RE: Freeman Dyson on John Polkinghorne on science & future

From: Colin Hales (colin@versalog.com.au)
Date: Thu Mar 28 2002 - 15:51:24 MST


> Behalf Of Damien Broderick
> Subject: Freeman Dyson on John Polkinghorne on science & future
> http://www.nybooks.com/articles/15220
> The New York Review of Books
> March 28, 2002
> Review
> Science & Religion: No Ends in Sight
> By Freeman J. Dyson
> The God of Hope and the End of the World
> by John Polkinghorne

If Dyson's captured the book well, then Polkinghorne saddens me.....it seems
that extropians don't own the copyright on eschaton reification.....
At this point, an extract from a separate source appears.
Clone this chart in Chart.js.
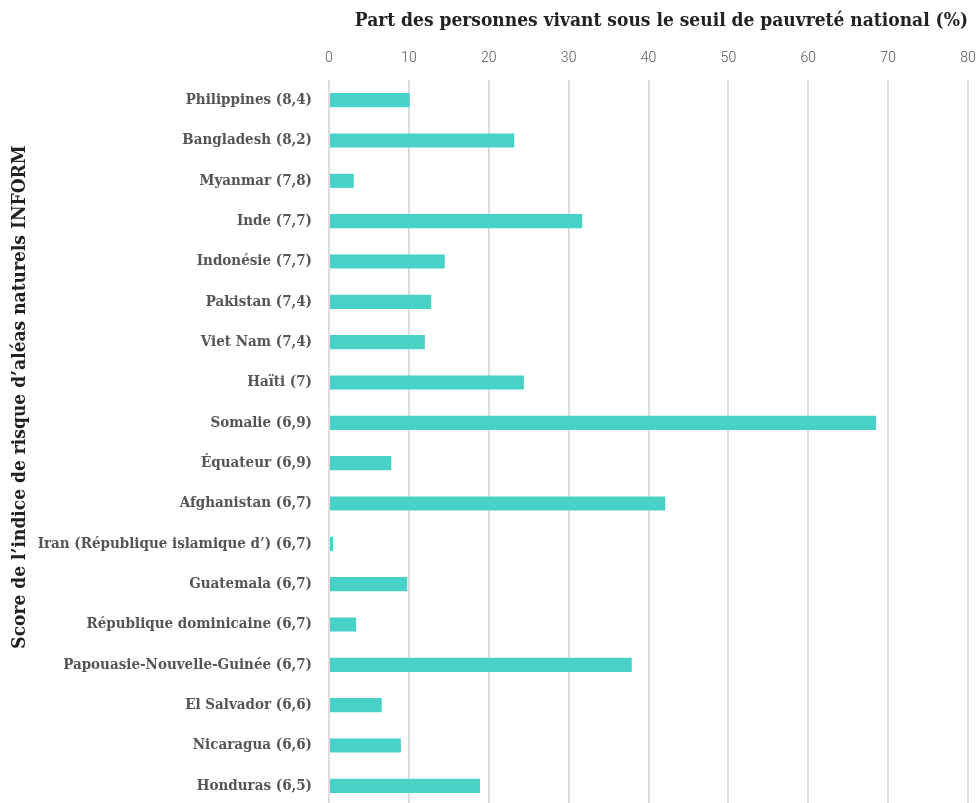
<!DOCTYPE html>
<html lang="fr">
<head>
<meta charset="utf-8">
<script src="https://cdn.jsdelivr.net/npm/chart.js@4/dist/chart.umd.min.js"></script>
<style>
  html, body { margin: 0; padding: 0; background: #fff; overflow: hidden; }
  canvas { display: block; }
</style>
</head>
<body>
<canvas id="povertyChart" width="976" height="806"></canvas>
<script>
const countries = [
  "Philippines (8,4)",
  "Bangladesh (8,2)",
  "Myanmar (7,8)",
  "Inde (7,7)",
  "Indonésie (7,7)",
  "Pakistan (7,4)",
  "Viet Nam (7,4)",
  "Haïti (7)",
  "Somalie (6,9)",
  "Équateur (6,9)",
  "Afghanistan (6,7)",
  "Iran (République islamique d’) (6,7)",
  "Guatemala (6,7)",
  "République dominicaine (6,7)",
  "Papouasie-Nouvelle-Guinée (6,7)",
  "El Salvador (6,6)",
  "Nicaragua (6,6)",
  "Honduras (6,5)",
];
const povertyShare = [10.1, 23.2, 3.1, 31.7, 14.5, 12.8, 12.0, 24.4, 68.5, 7.8, 42.1, 0.5, 9.8, 3.4, 37.9, 6.6, 9.0, 18.9];
const xTicks = [0, 10, 20, 30, 40, 50, 60, 70, 80];

const xTitle = "Part des personnes vivant sous le seuil de pauvreté national (%)";
const yTitle = "Score de l’indice de risque d’aléas naturels INFORM";

const slab = "'DejaVu Serif Condensed', 'DejaVu Serif', serif";

// y title drawn centred on the canvas height, like the original
const sideTitle = {
  id: "sideTitle",
  afterDraw(chart) {
    const ctx = chart.ctx;
    ctx.save();
    ctx.translate(20, 397);
    ctx.rotate(-Math.PI / 2);
    ctx.font = "bold 19px " + slab;
    ctx.fillStyle = "#222";
    ctx.textAlign = "center";
    ctx.textBaseline = "middle";
    ctx.fillText(yTitle, 0, 0);
    ctx.restore();
  },
};

new Chart(document.getElementById("povertyChart"), {
  type: "bar",
  data: {
    labels: countries,
    datasets: [
      {
        label: xTitle,
        data: povertyShare,
        backgroundColor: "#48d1c6",
        borderWidth: 0,
        categoryPercentage: 1,
        barPercentage: 0.35,
      },
    ],
  },
  options: {
    indexAxis: "y",
    responsive: false,
    animation: false,
    layout: { padding: { left: 0, right: 8, top: 0, bottom: 0 } },
    scales: {
      x: {
        position: "top",
        min: 0,
        max: 80,
        afterBuildTicks: (scale) => {
          scale.ticks = xTicks.map((v) => ({ value: v }));
        },
        afterFit: (scale) => {
          scale.height = 80;
          scale.paddingLeft = 0;
          scale.paddingRight = 0;
        },
        grid: { color: "#dddddd", lineWidth: 2, drawTicks: false },
        border: { display: false },
        ticks: {
          padding: 13,
          color: "#555",
          font: { family: "Roboto", weight: 300, size: 14 },
        },
        title: {
          display: true,
          text: xTitle,
          align: "end",
          color: "#222",
          padding: { top: 10, bottom: 0 },
          font: { family: slab, weight: "bold", size: 19 },
        },
      },
      y: {
        afterFit: (scale) => {
          scale.width = 329;
          scale.paddingTop = 0;
          scale.paddingBottom = 0;
        },
        grid: { display: false, drawTicks: false },
        border: { display: false },
        ticks: {
          padding: 17,
          color: "#555",
          font: { family: slab, weight: "bold", size: 15 },
        },
      },
    },
    plugins: {
      legend: { display: false },
      tooltip: { enabled: false },
    },
  },
  plugins: [sideTitle],
});
</script>
</body>
</html>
"Since the world described by science is doomed to end in futility, the true
end of the world must be a transition to another world that is beyond the
reach of science".

>From jaded observation to cloying panacea in one sentence. Is this a symptom
of a sort of chronic 'awe deficit' or 'reverence deficit' syndrome so
visible in many of the religious when it comes to things scientific?
Following Newton and Bacon, it seems, physicist John Archibald Wheeler
wrote:

"We live on an island of knowledge surrounded by a sea of ignorance. As our
island grows, so does the shore of ignorance."

Wheeler's Beach, I call it. The futurist's base camp. Why is it that one
physicist will happily play on Wheeler's Beach, Sci-fi writers put the scuba
gear on and charge off on a jet-ski, and yet another physicist wants to
hide behind a wind-break, deferring their curiousity in the natural a
manufactured unknowable?

A Foghorn Leghorn cartoon analogy (stolen from another email list recently.
Embarassingly, I can remember it well) :

<Blustering rooster Foghorn is attempting to disengage from babysitting his
geeky, brainy nephew. The rooster suggests a game of hide-and-seek, and
hides in a wood-storage box, confident the nephew will never find him there.
Peering from beneath the lid, the rooster enjoys a clear view of the
nephew's futile searching.

Unfazed, the nephew whips out pencil and paper, scribbles some intricate
mathematics, and then carries a large shovel into the yard to a spot where
he's calculated the rooster must be hiding. From the storage-box far away,
the smug rooster watches the nephew push the the shovel's tip into the
ground, heave mightily, and pry up ...... the rooster!

Dumbfounded, the rooster splutters and stammers at the nephew, and then
walks over to look in the wood-storage box. Instead, he stops, ponders, and
walks away, saying, "Y'know, ah better not look. Ah jes' might be in
there." >

By the time Dyson's reached the end, you know that before you pick up
Polkinghorne's book you know you're in for ride on a conveyor belt through
the dusty museum of the deserately faithful. If there were more religious
people like Dyson around, then religion would be a whole lot more
interesting and maybe it would go somewhere useful.